Source code of charts
____

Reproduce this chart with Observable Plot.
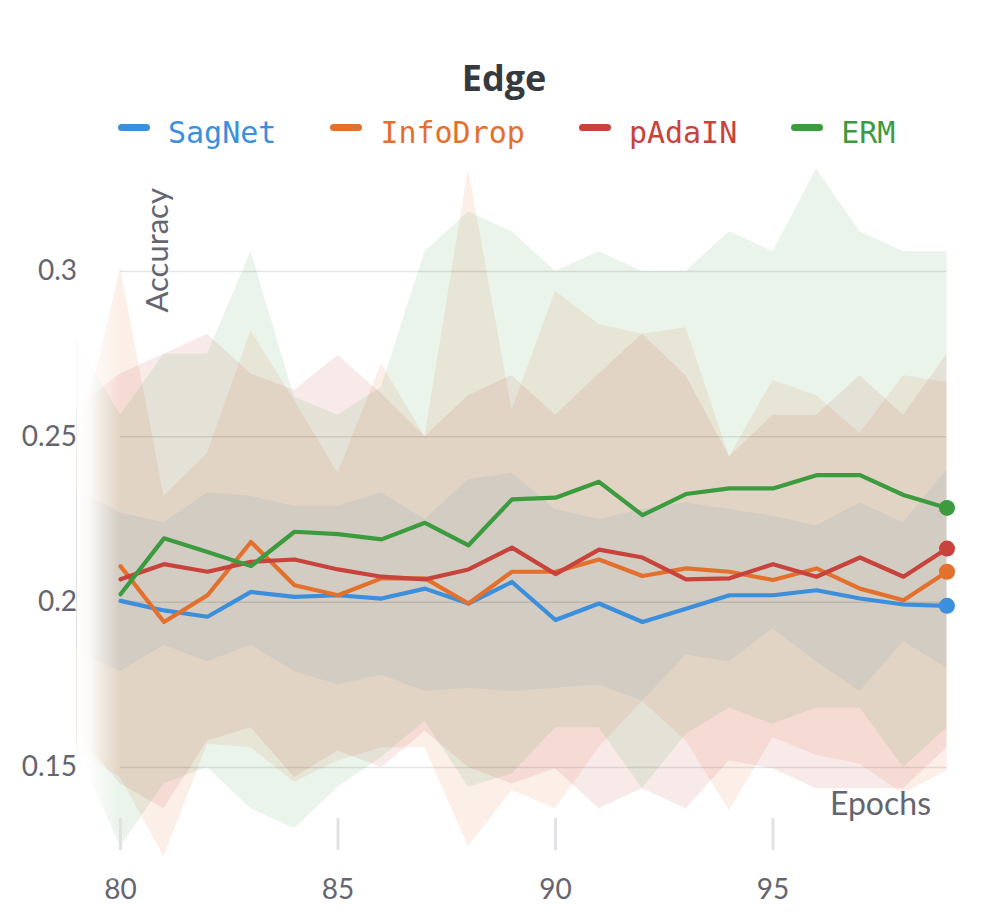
<!DOCTYPE html>
<html>
<head>
<meta charset="utf-8">
<script src="https://cdn.jsdelivr.net/npm/d3@7"></script>
<script src="https://cdn.jsdelivr.net/npm/@observablehq/plot@0.6"></script>
<style>
  html, body { margin: 0; padding: 0; background: #fff; }
  #wrap { position: relative; width: 1008px; height: 924px; overflow: hidden; }
  #title { position: absolute; left: 0; top: 60px; width: 1008px; text-align: center;
           font-family: "Open Sans", sans-serif; font-weight: 700; font-size: 36px; line-height: 36px; color: #36393d; }
  #legend { position: absolute; left: 118px; top: 118px; display: flex; align-items: center;
            font-family: "DejaVu Sans Mono", monospace; font-size: 30px; line-height: 30px; }
  .item { display: flex; align-items: center; margin-right: 54px; }
  .sw { width: 32px; height: 7px; border-radius: 3.5px; margin-right: 18px; transform: translateY(-6px); }
  #fade { position: absolute; left: 77px; top: 150px; width: 43px; height: 730px; pointer-events: none;
          background: linear-gradient(to right, rgba(255,255,255,1) 0%, rgba(255,255,255,0.88) 30%, rgba(255,255,255,0.45) 62%, rgba(255,255,255,0) 100%); }
</style>
</head>
<body>
<div id="wrap">
  <div id="chart"></div>
  <div id="fade"></div>
  <div id="title">Edge</div>
  <div id="legend"></div>
</div>
<script>
const epochs = [80, 81, 82, 83, 84, 85, 86, 87, 88, 89, 90, 91, 92, 93, 94, 95, 96, 97, 98, 99];
const bandEpochs = [79, 80, 81, 82, 83, 84, 85, 86, 87, 88, 89, 90, 91, 92, 93, 94, 95, 96, 97, 98, 99];
const seriesNames = ["SagNet", "InfoDrop", "pAdaIN", "ERM"];
const seriesColors = ["#3b8fdc", "#e4702d", "#c8433c", "#3d9b3f"];
const xTicks = [80, 85, 90, 95];
const yTicks = [0.15, 0.2, 0.25, 0.3];

// mean accuracy per epoch (80..99)
const sagnetMean   = [0.2004, 0.1975, 0.1956, 0.2031, 0.2016, 0.2021, 0.2011, 0.2041, 0.1996, 0.2061, 0.1946, 0.1996, 0.1940, 0.1980, 0.2021, 0.2021, 0.2036, 0.2011, 0.1993, 0.1989];
const infodropMean = [0.2109, 0.1940, 0.2021, 0.2182, 0.2051, 0.2021, 0.2072, 0.2072, 0.1996, 0.2092, 0.2092, 0.2129, 0.2079, 0.2102, 0.2092, 0.2067, 0.2102, 0.2041, 0.2006, 0.2092];
const padainMean   = [0.2069, 0.2115, 0.2092, 0.2122, 0.2129, 0.2099, 0.2077, 0.2069, 0.2099, 0.2165, 0.2085, 0.2159, 0.2135, 0.2069, 0.2072, 0.2115, 0.2077, 0.2135, 0.2077, 0.2162];
const ermMean      = [0.2024, 0.2193, 0.2152, 0.2109, 0.2213, 0.2206, 0.2190, 0.2240, 0.2172, 0.2311, 0.2316, 0.2364, 0.2263, 0.2327, 0.2344, 0.2344, 0.2384, 0.2384, 0.2324, 0.2285];

// band bounds per epoch (79..99)
const sagnetLo   = [0.185, 0.179, 0.187, 0.182, 0.187, 0.179, 0.175, 0.178, 0.173, 0.174, 0.173, 0.174, 0.175, 0.170, 0.184, 0.182, 0.192, 0.182, 0.173, 0.188, 0.180];
const sagnetHi   = [0.234, 0.227, 0.224, 0.233, 0.232, 0.229, 0.229, 0.233, 0.225, 0.237, 0.239, 0.228, 0.225, 0.228, 0.230, 0.228, 0.226, 0.223, 0.230, 0.224, 0.240];
const infodropLo = [0.155, 0.147, 0.123, 0.157, 0.156, 0.1455, 0.152, 0.156, 0.156, 0.126, 0.143, 0.1375, 0.156, 0.170, 0.158, 0.137, 0.159, 0.1536, 0.151, 0.142, 0.149];
const infodropHi = [0.245, 0.301, 0.232, 0.245, 0.282, 0.261, 0.239, 0.272, 0.250, 0.331, 0.258, 0.294, 0.284, 0.281, 0.283, 0.244, 0.267, 0.2625, 0.251, 0.2685, 0.2665];
const padainLo   = [0.160, 0.145, 0.1375, 0.158, 0.162, 0.147, 0.155, 0.150, 0.161, 0.150, 0.145, 0.1496, 0.1375, 0.1436, 0.1375, 0.152, 0.1496, 0.1436, 0.1436, 0.1436, 0.156];
const padainHi   = [0.259, 0.269, 0.275, 0.281, 0.269, 0.264, 0.2746, 0.263, 0.250, 0.2625, 0.2685, 0.2565, 0.269, 0.281, 0.2685, 0.244, 0.2565, 0.2565, 0.2685, 0.2565, 0.275];
const ermLo      = [0.156, 0.126, 0.145, 0.150, 0.1375, 0.1315, 0.144, 0.153, 0.164, 0.144, 0.148, 0.162, 0.162, 0.1436, 0.160, 0.168, 0.163, 0.168, 0.168, 0.150, 0.162];
const ermHi      = [0.279, 0.2565, 0.275, 0.275, 0.306, 0.262, 0.2565, 0.265, 0.306, 0.318, 0.312, 0.300, 0.306, 0.300, 0.300, 0.312, 0.306, 0.331, 0.312, 0.306, 0.306];

const means = [sagnetMean, infodropMean, padainMean, ermMean];
const los = [sagnetLo, infodropLo, padainLo, ermLo];
const his = [sagnetHi, infodropHi, padainHi, ermHi];

const lineData = seriesNames.flatMap((s, k) => epochs.map((e, i) => ({series: s, epoch: e, value: means[k][i]})));
const bandData = seriesNames.flatMap((s, k) => bandEpochs.map((e, i) => ({series: s, epoch: e, lo: los[k][i], hi: his[k][i]})));
const lastData = seriesNames.map((s, k) => ({series: s, epoch: epochs[epochs.length - 1], value: means[k][means[k].length - 1]}));

const textColor = "#65656f";

const chart = Plot.plot({
  width: 1008,
  height: 924,
  marginLeft: 76.5,
  marginRight: 61.5,
  marginTop: 150,
  marginBottom: 106,
  style: {background: "transparent", fontFamily: "Lato, sans-serif"},
  x: {domain: [bandEpochs[0], bandEpochs[bandEpochs.length - 1]]},
  y: {domain: [0.13458, 0.33659]},
  color: {domain: seriesNames, range: seriesColors},
  marks: [
    Plot.areaY(bandData, {x: "epoch", y1: "lo", y2: "hi", z: "series", fill: "series", fillOpacity: 0.11}),
    Plot.ruleY(yTicks, {x1: epochs[0], x2: epochs[epochs.length - 1], stroke: "#000", strokeOpacity: 0.1, strokeWidth: 1.5}),
    Plot.axisY({ticks: yTicks, tickSize: 0, tickPadding: 0, fontSize: 28, fill: textColor, tickFormat: d3.format("~g"), label: null}),
    Plot.axisX({ticks: xTicks, tickSize: 32, tickPadding: 29, fontSize: 28, fill: textColor, stroke: "#e2e2e6", strokeWidth: 3, label: null}),
    Plot.line(lineData, {x: "epoch", y: "value", z: "series", stroke: "series", strokeWidth: 4.2}),
    Plot.dot(lastData, {x: "epoch", y: "value", fill: "series", r: 8}),
    Plot.text(["Accuracy"], {frameAnchor: "top-left", dx: 81.5, dy: 162, rotate: -90, textAnchor: "start", lineAnchor: "middle", fontSize: 31, fill: textColor}),
    Plot.text(["Epochs"], {frameAnchor: "bottom-right", dx: -16, dy: -4, textAnchor: "end", lineAnchor: "bottom", fontSize: 32, fill: textColor})
  ]
});
document.getElementById("chart").append(chart);

const legend = document.getElementById("legend");
seriesNames.forEach((s, k) => {
  const item = document.createElement("div");
  item.className = "item";
  const sw = document.createElement("span");
  sw.className = "sw";
  sw.style.background = seriesColors[k];
  const t = document.createElement("span");
  t.textContent = s;
  t.style.color = seriesColors[k];
  item.append(sw, t);
  legend.append(item);
});
</script>
</body>
</html>
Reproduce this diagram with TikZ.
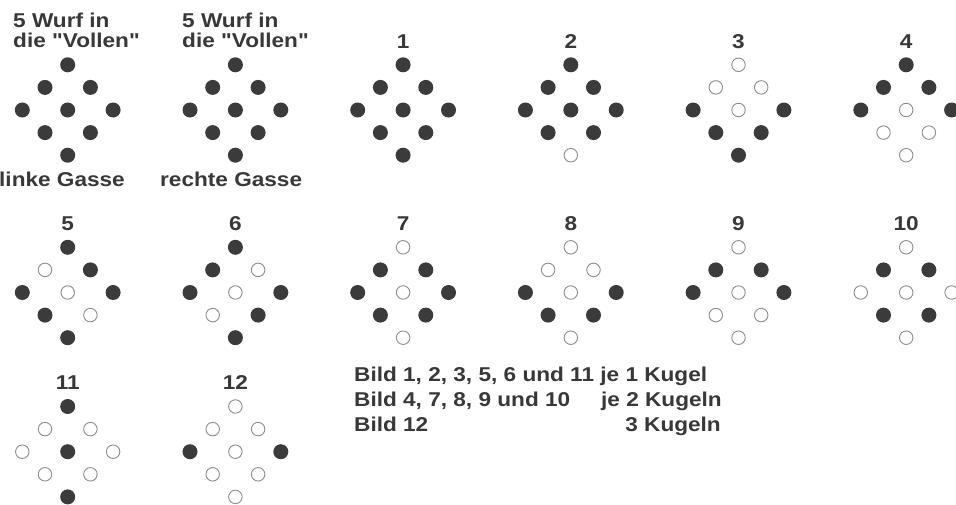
\documentclass[tikz,border=0pt]{standalone}
\usepackage{fontspec}
\setmainfont{Liberation Sans}[FakeStretch=1.13,Ligatures=TeXOff]
\definecolor{pinc}{HTML}{3B3B3B}
\definecolor{ring}{HTML}{8C8C8C}
\definecolor{ink}{HTML}{383838}
\begin{document}
\begin{tikzpicture}
[x=1pt,y=-1pt,
pin1/.style={circle,fill=pinc,inner sep=0pt,minimum size=15pt},
pin0/.style={circle,draw=ring,fill=white,line width=0.9pt,inner sep=0pt,minimum size=13.5pt},
lbl/.style={font=\fontsize{20}{24}\selectfont\bfseries,text=ink,inner sep=0pt}]
\clip (0,0) rectangle (956,504);
%Vollen
\foreach \n/\cx in {li/67.7,re/235.4}
{
	\foreach \dx/\dy [count=\k] in {0/-2,-1/-1,1/-1,-2/0,0/0,2/0,-1/1,1/1,0/2}
		\node[pin1] (d\n-\k) at ({\cx+\dx*22.7},{110+\dy*22.6}) {};
}
	\node[lbl,anchor=base west] (wl1) at (13,27) {5 Wurf in};
	\node[lbl,anchor=base west] (wl2) at (13,47) {die "Vollen"};
	\node[lbl,anchor=base west] (wr1) at (182,27) {5 Wurf in};
	\node[lbl,anchor=base west] (wr2) at (182,47) {die "Vollen"};
	\node[lbl,anchor=base west] (gl) at (-1,186) {linke Gasse};
	\node[lbl,anchor=base west] (gr) at (160,186) {rechte Gasse};
%Bilder 1-12
\foreach \n/\cx/\cy/\pat in {
	1/403.1/110/{1,1,1,1,1,1,1,1,1},
	2/570.8/110/{1,1,1,1,1,1,1,1,0},
	3/738.5/110/{0,0,0,1,0,1,1,1,1},
	4/906.2/110/{1,1,1,1,0,1,0,0,0},
	5/67.7/292.5/{1,0,1,1,0,1,1,0,1},
	6/235.4/292.5/{1,1,0,1,0,1,0,1,1},
	7/403.1/292.5/{0,1,1,1,0,1,1,1,0},
	8/570.8/292.5/{0,0,0,1,0,1,1,1,0},
	9/738.5/292.5/{0,1,1,1,0,1,0,0,0},
	10/906.2/292.5/{0,1,1,0,0,0,1,1,0},
	11/67.7/451.7/{1,0,0,0,1,0,0,0,1},
	12/235.4/451.7/{0,0,0,1,0,1,0,0,0}}
{
	\node[lbl,anchor=base] (n\n) at (\cx,\cy-62) {\n};
	\foreach \b [count=\k] in \pat
	{
		\pgfmathsetmacro\dx{{0,-1,1,-2,0,2,-1,1,0}[\k-1]}
		\pgfmathsetmacro\dy{{-2,-1,-1,0,0,0,1,1,2}[\k-1]}
		\node[pin\b] (d\n-\k) at ({\cx+\dx*22.7},{\cy+\dy*22.6}) {};
	}
}
%Zusammenfassung
	\node[lbl,anchor=base west] (z1) at (354,381) {Bild 1, 2, 3, 5, 6 und 11 je 1 Kugel};
	\node[lbl,anchor=base west] (z2) at (354,406) {Bild 4, 7, 8, 9 und 10};
	\node[lbl,anchor=base west] (z2r) at (601,406) {je 2 Kugeln};
	\node[lbl,anchor=base west] (z3) at (354,431) {Bild 12};
	\node[lbl,anchor=base east] (z3r) at (721,431) {3 Kugeln};
\end{tikzpicture}
\end{document}
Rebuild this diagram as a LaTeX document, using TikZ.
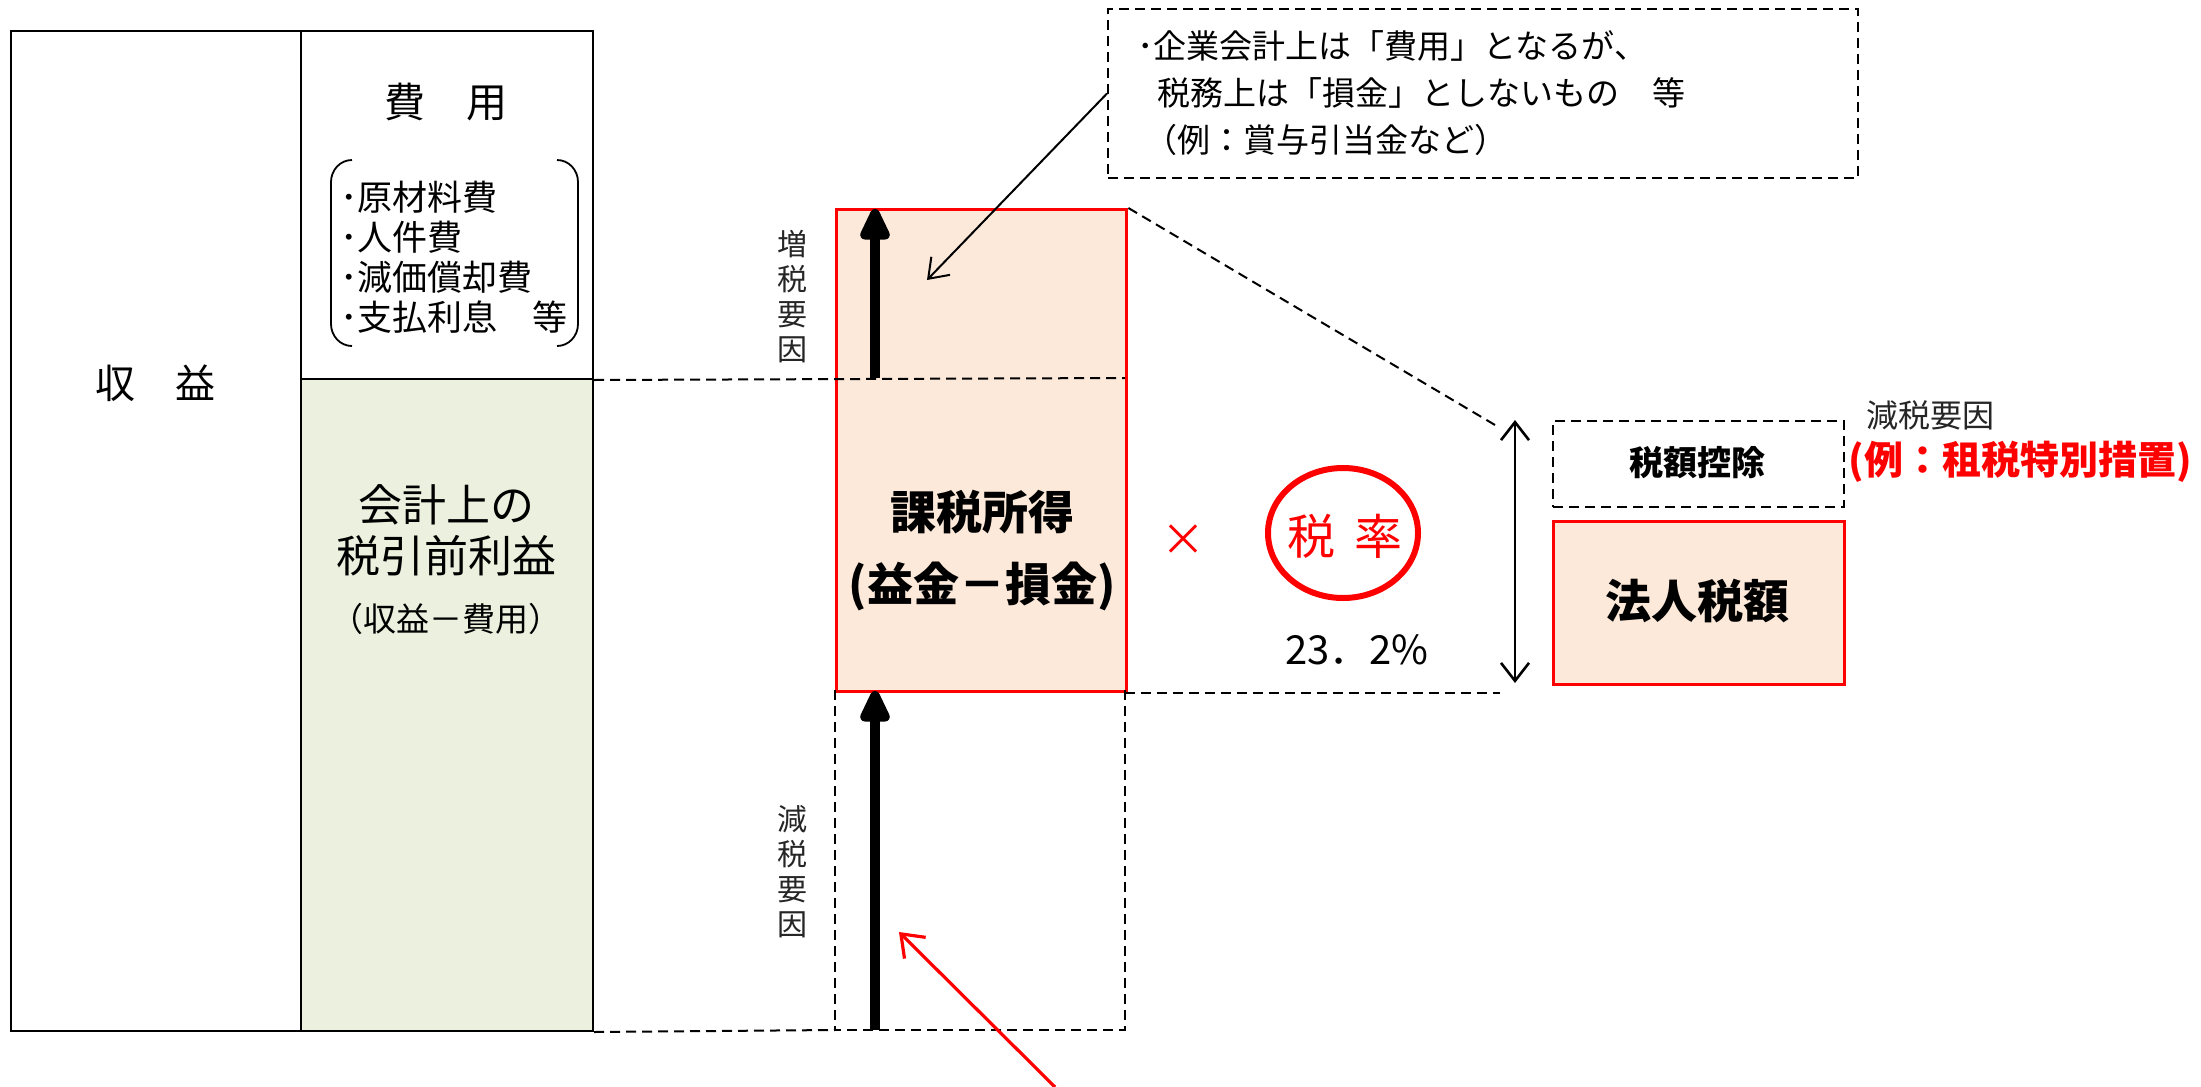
\documentclass[tikz,border=0pt]{standalone}
\usepackage{fontspec}
\setmainfont{Noto Sans CJK JP}
\usetikzlibrary{arrows.meta,shapes.geometric}
\definecolor{redc}{HTML}{FF0000}
\definecolor{orfill}{HTML}{FDE9D9}
\definecolor{grfill}{HTML}{EBF1DE}
\definecolor{lblgray}{HTML}{262626}
\newcommand{\fsz}[2]{\fontsize{#1}{#2}\selectfont}
\begin{document}
\begin{tikzpicture}[x=0.5pt,y=-0.5pt,
  solidbox/.style={draw=black, line width=1pt, inner sep=0pt, anchor=north west},
  dashbox/.style={draw=black, line width=1pt, dash pattern=on 5pt off 3pt, inner sep=0pt, anchor=north west},
  dashline/.style={draw=black, line width=1pt, dash pattern=on 5pt off 3pt},
  redbox/.style={draw=redc, line width=1.7pt, fill=orfill, inner sep=0pt, anchor=north west},
  bigarrow/.style={line width=5pt, -{Triangle[width=16pt,length=19pt,round]}},
  lbl/.style={inner sep=0pt, align=center},
  vlbl/.style={inner sep=0pt, align=center, text=lblgray, font=\fsz{15pt}{17.5pt}},
]
\useasboundingbox[fill=white] (0,0) rectangle (2201,1087);

% left columns
\node[solidbox, minimum width=145pt, minimum height=500pt] (revbox) at (10,30) {};
\node[solidbox, minimum width=146pt, minimum height=174pt] (expbox) at (300,30) {};
\node[solidbox, fill=grfill, minimum width=146pt, minimum height=326pt] (profbox) at (300,378) {};

% taxable income box
\node[redbox, minimum width=145pt, minimum height=241pt] (taxinc) at (835,208) {};

% lower dashed box
\coordinate (lbl0) at (835,690);
\coordinate (lbl1) at (835,1030);
\coordinate (lbr1) at (1125,1030);
\coordinate (lbr0) at (1125,690);
\draw[dashline] (lbl0) -- (lbl1) -- (lbr1) -- (lbr0);
\draw[dashline] (profbox.south east) -- (lbl1);
\coordinate (midR) at (1125,378);
\draw[dashline] (expbox.south east) -- (midR);

% thick arrows
\coordinate (incS) at (875,378);
\coordinate (incE) at (875,209);
\draw[bigarrow] (incS) -- (incE);
\coordinate (decS) at (875,1030);
\coordinate (decE) at (875,691);
\draw[bigarrow] (decS) -- (decE);

% callout
\node[dashbox, minimum width=375pt, minimum height=84.5pt] (callout) at (1107,8) {};
\node[lbl, anchor=west, align=left, font=\fsz{16.5pt}{23.5pt}] (callouttxt) at (1137,93)
  {･企業会計上は「費用」となるが、\\\hspace{0.6em}税務上は「損金」としないもの\hspace{1em}等\\\hspace{0.2em}（例：賞与引当金など）};
\coordinate (thintip) at (927,280);
\draw[line width=1pt, -{Straight Barb[length=9pt,width=13pt]}] (callout.west) -- (thintip);

% red arrow
\coordinate (redS) at (1055,1087);
\coordinate (redE) at (899,932);
\draw[redc, line width=1.6pt, -{Straight Barb[length=10pt,width=15pt]}] (redS) -- (redE);

% right side
\coordinate (diagE) at (1495,425);
\draw[dashline] (taxinc.north east) -- (diagE);
\coordinate (horS) at (1125,693);
\coordinate (horE) at (1500,693);
\draw[dashline] (horS) -- (horE);
\coordinate (dblT) at (1515,420);
\coordinate (dblB) at (1515,683);
\draw[line width=1.3pt, {Straight Barb[length=9pt,width=14pt]}-{Straight Barb[length=9pt,width=14pt]}] (dblT) -- (dblB);

\node[dashbox, minimum width=145.5pt, minimum height=43pt] (credit) at (1552,420) {};
\node[redbox, minimum width=145.5pt, minimum height=81.5pt] (taxamt) at (1552,520) {};

% rate circle
\node[draw=redc, line width=3pt, ellipse, minimum width=75pt, minimum height=65pt, inner sep=0pt] (rate) at (1343,533) {};

% brackets around list
\draw[line width=0.9pt] (352,160) to[out=180,in=90] (331,182) -- (331,324) to[out=-90,in=180] (352,346);
\draw[line width=0.9pt] (557,160) to[out=0,in=90] (578,182) -- (578,324) to[out=-90,in=0] (557,346);

% texts
\node[lbl, font=\fsz{20pt}{24pt}] (revtxt) at (155,383) {収\hspace{1em}益};
\node[lbl, font=\fsz{20.5pt}{24pt}] (exptxt) at (446,102) {費\hspace{1em}用};
\node[lbl, anchor=west, align=left, font=\fsz{17.5pt}{20pt}] (explist) at (340,257)
  {･原材料費\\･人件費\\･減価償却費\\･支払利息\hspace{1em}等};
\node[lbl, font=\fsz{22pt}{26pt}] (prof1) at (446,505) {会計上の};
\node[lbl, font=\fsz{22pt}{26pt}] (prof2) at (446,556) {税引前利益};
\node[lbl, font=\fsz{16.5pt}{20pt}] (prof3) at (446,619) {（収益－費用）};

\node[lbl, font=\bfseries\fsz{23pt}{27pt}] (inc1) at (982,512) {課税所得};
\node[lbl, font=\bfseries\fsz{23pt}{27pt}] (inc2) at (982,586) {(益金－損金)};

\node[vlbl] (inclbl) at (792,297) {増\\税\\要\\因};
\node[vlbl] (declbl) at (792,872) {減\\税\\要\\因};

\node[lbl, text=redc, font=\fsz{22pt}{26pt}] (times) at (1183,540) {×};
\node[lbl, text=redc, font=\fsz{24pt}{28pt}] (ratetxt) at (1345,536) {税\hspace{0.4em}率};
\node[lbl, font=\fsz{20pt}{24pt}] (ratenum) at (1357,650) {23．2\%};

\node[lbl, font=\bfseries\fsz{17pt}{20pt}] (credittxt) at (1697,463) {税額控除};
\node[lbl, font=\bfseries\fsz{23pt}{27pt}] (taxamttxt) at (1697,601) {法人税額};
\node[lbl, text=lblgray, font=\fsz{16pt}{19pt}] (declbl2) at (1930,415) {減税要因};
\node[lbl, text=redc, font=\bfseries\fsz{19.5pt}{23pt}] (example) at (2020,462) {(例：租税特別措置)};
\end{tikzpicture}
\end{document}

____

The exercise: Begin at the top of the records above and retype each line exactly until the line containing "const yTicks = [0.15, 0.2, 0.25, 0.3];", which is included. Skip all pictures.

Output for this task:
Reproduce this chart with Observable Plot.
<!DOCTYPE html>
<html>
<head>
<meta charset="utf-8">
<script src="https://cdn.jsdelivr.net/npm/d3@7"></script>
<script src="https://cdn.jsdelivr.net/npm/@observablehq/plot@0.6"></script>
<style>
  html, body { margin: 0; padding: 0; background: #fff; }
  #wrap { position: relative; width: 1008px; height: 924px; overflow: hidden; }
  #title { position: absolute; left: 0; top: 60px; width: 1008px; text-align: center;
           font-family: "Open Sans", sans-serif; font-weight: 700; font-size: 36px; line-height: 36px; color: #36393d; }
  #legend { position: absolute; left: 118px; top: 118px; display: flex; align-items: center;
            font-family: "DejaVu Sans Mono", monospace; font-size: 30px; line-height: 30px; }
  .item { display: flex; align-items: center; margin-right: 54px; }
  .sw { width: 32px; height: 7px; border-radius: 3.5px; margin-right: 18px; transform: translateY(-6px); }
  #fade { position: absolute; left: 77px; top: 150px; width: 43px; height: 730px; pointer-events: none;
          background: linear-gradient(to right, rgba(255,255,255,1) 0%, rgba(255,255,255,0.88) 30%, rgba(255,255,255,0.45) 62%, rgba(255,255,255,0) 100%); }
</style>
</head>
<body>
<div id="wrap">
  <div id="chart"></div>
  <div id="fade"></div>
  <div id="title">Edge</div>
  <div id="legend"></div>
</div>
<script>
const epochs = [80, 81, 82, 83, 84, 85, 86, 87, 88, 89, 90, 91, 92, 93, 94, 95, 96, 97, 98, 99];
const bandEpochs = [79, 80, 81, 82, 83, 84, 85, 86, 87, 88, 89, 90, 91, 92, 93, 94, 95, 96, 97, 98, 99];
const seriesNames = ["SagNet", "InfoDrop", "pAdaIN", "ERM"];
const seriesColors = ["#3b8fdc", "#e4702d", "#c8433c", "#3d9b3f"];
const xTicks = [80, 85, 90, 95];
const yTicks = [0.15, 0.2, 0.25, 0.3];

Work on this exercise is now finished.